Dispense de la preuve du préjudice : apport de l’arrêt de la Cour de Cassation du 19 janvier 2022.
Précisément, les faits litigieux de l’espèce analysée [15] sont intervenus après la rupture du contrat de travail.
En effet, deux salariés d’une société de construction ont été licenciés pour motif économique et ont saisi la juridiction prud’homale de demandes au titre de l’exécution et de la rupture du contrat de travail.
Ayant été photographiés avec l’ensemble de l’équipe pour apparaître sur le site internet de la société, les salariés ont demandé, par courrier, la suppression de ces photos consécutivement au licenciement.
L’employeur n’a pas daigné faire droit, dans un premier temps, à cette demande de suppression, avant d’effacer les photos litigieuses postérieurement à la communication des conclusions de première instance.
La Cour d’appel de Toulouse déboute les salariés de leur demande de dommages et intérêts, en vertu de l’atteinte à leur droit à l’image.
En substance, les juges du fond considèrent que, bien que la société ne se soit pas conformée à la demande initiale de suppression des photos, mais seulement après la saisine du tribunal, les salariés « ne démontrent aucunement l’existence d’un préjudice personnel, direct et certain résultant du délai de suppression de la photographie en question ».
Les salariés se pourvoient en Cassation sur le fondement de l’article 9 du code civil.
Censurant l’arrêt d’appel, la Haute assemblée retient que :
« Il résulte de ce texte que le droit dont la personne dispose sur son image porte sur sa captation, sa conservation, sa reproduction et son utilisation, et que la seule constatation d’une atteinte ouvre droit à réparation » [16].
En clair, la seule constatation de l’atteinte au droit à l’image est suffisante à fonder le droit à réparation. Dit autrement, la démonstration d’un préjudice n’est pas requise.
L’abandon de l’exigence d’un préjudice.
Par cette décision, la Cour régulatrice élargit les circonstances susceptibles de constituer une atteinte à l’image. Partant, elle donne une nouvelle déclinaison à l’article 9 du code civil, relativement au droit à l’image du salarié.
Cette position s’inscrit dans le droit fil de la jurisprudence de la CEDH, qua permis au droit à l’image de s’affirmer isolément, de manière dissociée du droit à la vie privée, engendrant une adaptation à ses principes par les cours nationales. En ce sens que la Cour de Strasbourg reconnaît dans l’arrêt Reklos [17] et De la Flor Cabrera [18] que l’individu a « la possibilité de refuser la diffusion de son image ». Et, qui plus est, peut s’opposer « à la captation, la conservation et la reproduction de celle-ci par autrui ».

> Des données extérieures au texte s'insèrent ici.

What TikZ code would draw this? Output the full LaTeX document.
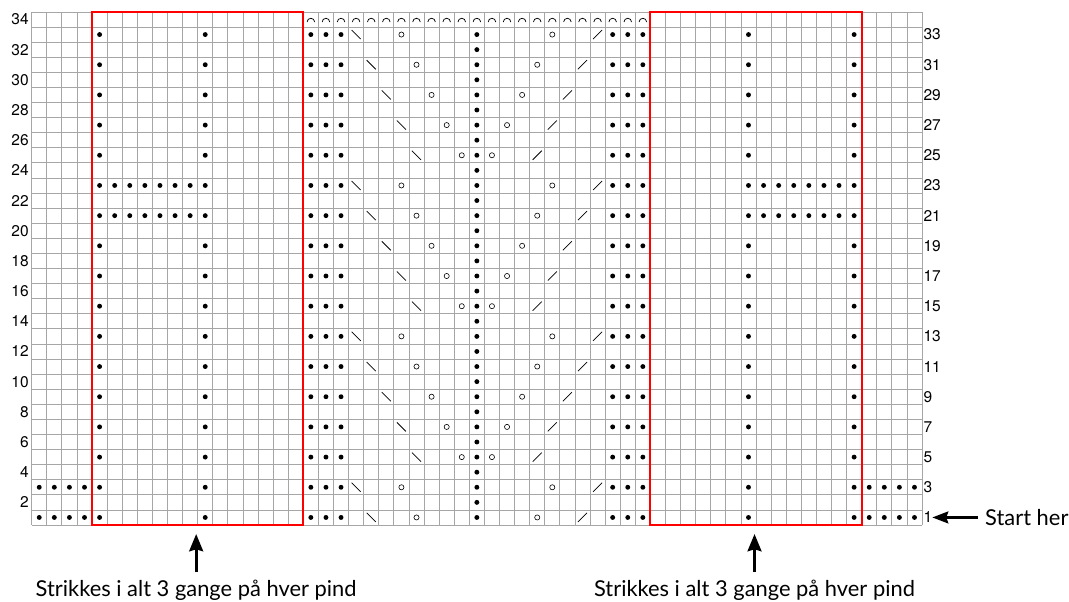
\documentclass[tikz,border=0pt]{standalone}
\usepackage{fontspec}
\setmainfont{Lato}
\newfontfamily\numfont{TeX Gyre Heros}
\usepackage{tikz}
\usetikzlibrary{arrows.meta,calc,positioning}

\begin{document}
\begin{tikzpicture}[x=0.4cm,y=0.4cm,>=Latex,
  gridline/.style={black!35,line width=0.6pt},
  repbox/.style={red,line width=1.5pt},
  dec/.style={black,line width=0.55pt},
  yo/.style={black,line width=0.45pt},
  rownum/.style={font=\numfont\fontsize{11.7}{14}\selectfont,inner sep=0pt},
  note/.style={font=\fontsize{16.5}{19}\selectfont,inner sep=0pt},
  bigarrow/.style={-{Stealth[length=13pt,width=10.5pt,inset=1.5pt]},line width=2pt},
  startarrow/.style={-{Stealth[length=12pt,width=9pt,inset=1.5pt]},line width=1.7pt}]
  \useasboundingbox (-2.10,-5.04) rectangle (68.74,34.79);
  \draw[gridline,step=0.4cm] (0,0) grid (59,34);
  \foreach \r in {1,3,...,33} {
    \foreach \c in {4,11,18,19,20,38,39,40,47,54} {\fill (\c+0.5,\r-0.5) circle (0.065cm);}
    \pgfmathtruncatemacro{\k}{mod((33-\r)/2,5)}
    \draw[dec] ({21.2+\k},{\r-0.2}) -- ++(0.6,-0.6);
    \draw[dec] ({37.2-\k},{\r-0.8}) -- ++(0.6,0.6);
    \draw[yo] ({24.5+\k},{\r-0.5}) circle (0.068cm);
    \draw[yo] ({34.5-\k},{\r-0.5}) circle (0.068cm);
  }
  \foreach \r in {1,3} {\foreach \c in {0,1,2,3,55,56,57,58} {\fill (\c+0.5,\r-0.5) circle (0.065cm);}}
  \foreach \r in {21,23} {\foreach \c in {5,6,7,8,9,10,48,49,50,51,52,53} {\fill (\c+0.5,\r-0.5) circle (0.065cm);}}
  \foreach \r in {1,...,33} {\fill (29.5,\r-0.5) circle (0.065cm);}
  \foreach \c in {18,...,40} {\draw[dec] (\c+0.25,33.33) arc (180:0:0.25);}
  \draw[repbox] (4,0) rectangle (18,34);
  \draw[repbox] (41,0) rectangle (55,34);
  \foreach \r in {2,4,...,34} {\node[rownum,anchor=east] (n\r) at (-0.18,\r-0.5) {\r};}
  \foreach \r in {1,3,...,33} {\node[rownum,anchor=west] (n\r) at (59.08,\r-0.5) {\r};}
  \node[note,anchor=west] (start) at (63.17,0.5) {Start her};
  \draw[startarrow] ([xshift=-0.18cm]start.west) -- (n1.east);
  \coordinate (tip1) at (10.9,-0.6);
  \coordinate (tip2) at (47.9,-0.6);
  \node[note,anchor=base] (rep1) at (10.9,-4.75) {Strikkes i alt 3 gange på hver pind};
  \node[note,anchor=base] (rep2) at (47.9,-4.75) {Strikkes i alt 3 gange på hver pind};
  \draw[bigarrow] ([yshift=0.2cm]rep1.north) -- (tip1);
  \draw[bigarrow] ([yshift=0.2cm]rep2.north) -- (tip2);
\end{tikzpicture}
\end{document}
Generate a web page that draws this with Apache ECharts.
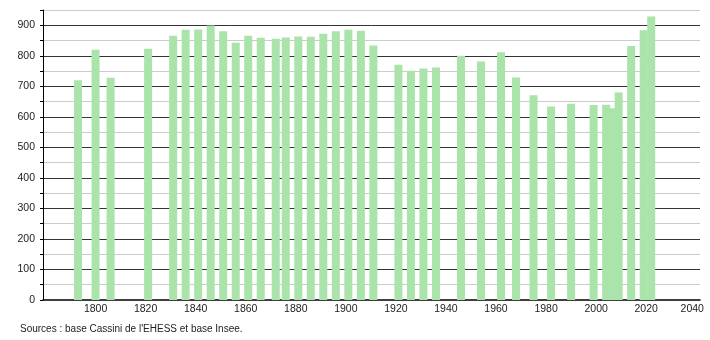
<!DOCTYPE html>
<html>
<head>
<meta charset="utf-8">
<script src="https://cdn.jsdelivr.net/npm/echarts@6/dist/echarts.min.js"></script>
<style>html,body{margin:0;padding:0;background:#fff;}#c{width:710px;height:340px;}</style>
</head>
<body>
<div id="c"></div>
<script>
const years = [1793,1800,1806,1821,1831,1836,1841,1846,1851,1856,1861,1866,1872,1876,1881,1886,1891,1896,1901,1906,1911,1921,1926,1931,1936,1946,1954,1962,1968,1975,1982,1990,1999,2004,2006,2009,2014,2019,2022];
const population = [720,820,728,823,866,885,886,899,880,843,866,859,856,860,863,862,872,880,885,882,834,771,751,758,762,800,781,812,729,671,634,643,639,640,628,680,832,884,929];
const xTickLabels = [1800,1820,1840,1860,1880,1900,1920,1940,1960,1980,2000,2020,2040];
const sourceText = "Sources : base Cassini de l'EHESS et base Insee.";

const chart = echarts.init(document.getElementById('c'), null, {renderer: 'canvas'});
const font = "'Liberation Sans', Arial, sans-serif";
chart.setOption({
  animation: false,
  backgroundColor: '#ffffff',
  grid: {left: 43, right: 10, top: 10, bottom: 40, containLabel: false},
  xAxis: {
    type: 'value', min: 1779, max: 2041.5,
    splitLine: {show: false},
    axisTick: {show: false},
    axisLine: {show: true, onZero: false, lineStyle: {color: '#000', width: 1.5}},
    axisLabel: {
      customValues: xTickLabels,
      color: '#222', fontSize: 10.5, fontFamily: font, margin: 4,
      formatter: v => v === 2040 ? '{r|' + v + '}' : String(v),
      rich: {r: {color: '#222', fontSize: 10.5, fontFamily: font, padding: [0, 8, 0, 0]}}
    }
  },
  yAxis: {
    type: 'value', min: 0, max: 950, interval: 50,
    axisLine: {show: true, lineStyle: {color: '#000', width: 1}},
    axisTick: {show: true, length: 3, lineStyle: {color: '#000'}},
    axisLabel: {
      color: '#222', fontSize: 10.5, fontFamily: font, margin: 8,
      formatter: v => (v % 100 === 0 && v <= 900) ? String(v) : ''
    },
    splitLine: {show: true, showMinLine: false, showMaxLine: true, lineStyle: {color: ['#cccccc', '#333333'], width: 1}}
  },
  series: [{
    type: 'bar',
    barWidth: 8,
    itemStyle: {color: '#aae4aa'},
    data: years.map((y, i) => [y, population[i]])
  }],
  graphic: [{
    type: 'text', left: 20, top: 324,
    style: {text: sourceText, fill: '#222', font: "10px 'Liberation Sans', Arial, sans-serif"}
  }]
});
</script>
</body>
</html>
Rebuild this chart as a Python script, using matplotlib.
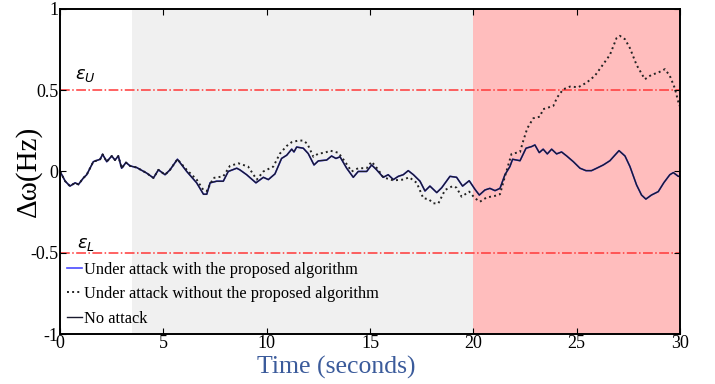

À cet égard, la première chambre civile a déjà rappelé dans plusieurs arrêts ce principe.
Par un arrêt du 5 novembre 1996 [19], « la seule constatation d’une atteinte au droit à l’image ouvre droit à réparation » ; avant de réitérer que le droit dont la personne dispose sur son image porte sur sa captation, sa conservation, sa reproduction et son utilisation ; et que la seule constatation d’une atteinte ouvre droit à réparation [20].
En cela, l’arrêt analysé apporte une précision significative : même si le salarié a prétendument exprimé son consentement pour la captation de l’image (les salariés concernés ont été pris en photo avec l’ensemble du personnel), il reste que s’ils n’acquiescent pas à la diffusion- demandant vainement son retrait- , la violation du droit à l’image est, en conséquence, caractérisée.
Au regard de ces prescriptions, l’employeur doit, dès lors, obtenir l’autorisation sans équivoque du salarié à l’effet d’utiliser son image personnelle.
En outre, selon une autre jurisprudence de la première chambre civile du 6 décembre 2017 [21], le juge peut prendre en compte le commentaire des images dans l’évaluation de ce préjudice.
« Sans se contredire, la cour d’appel a pu déduire que l’action menée relevait de l’article 9 et que l’évaluation du préjudice subi pouvait tenir compte du caractère péjoratif et peu flatteur du commentaire précédent la diffusion des images. »
Par ailleurs, si une personne est identifiable sur une photo, l’image procède d’une donnée à caractère personnel. Il suit de là que si celle-ci n’est pas retirée d’un site internet, il est loisible à son titulaire de saisir, outre les juridictions, la CNIL afin d’exercer son droit à l’effacement.
En définitive, le droit à l’image, droit fondamental dans la vie privée et la sphère professionnelle, ouvre le champ de la réparation à partir de la simple constatation d’une atteinte, nonobstant le consentement présumé pour la captation, lequel ne saurait s’étendre à la diffusion. Il en résulte que le salarié qui n’a pas explicitement signifié son consentement est dispensé de prouver le préjudice subi. Le droit à l’image s’analyse comme droit attaché à la personne ; les manquements subséquents bénéficient d’une présomption de préjudice.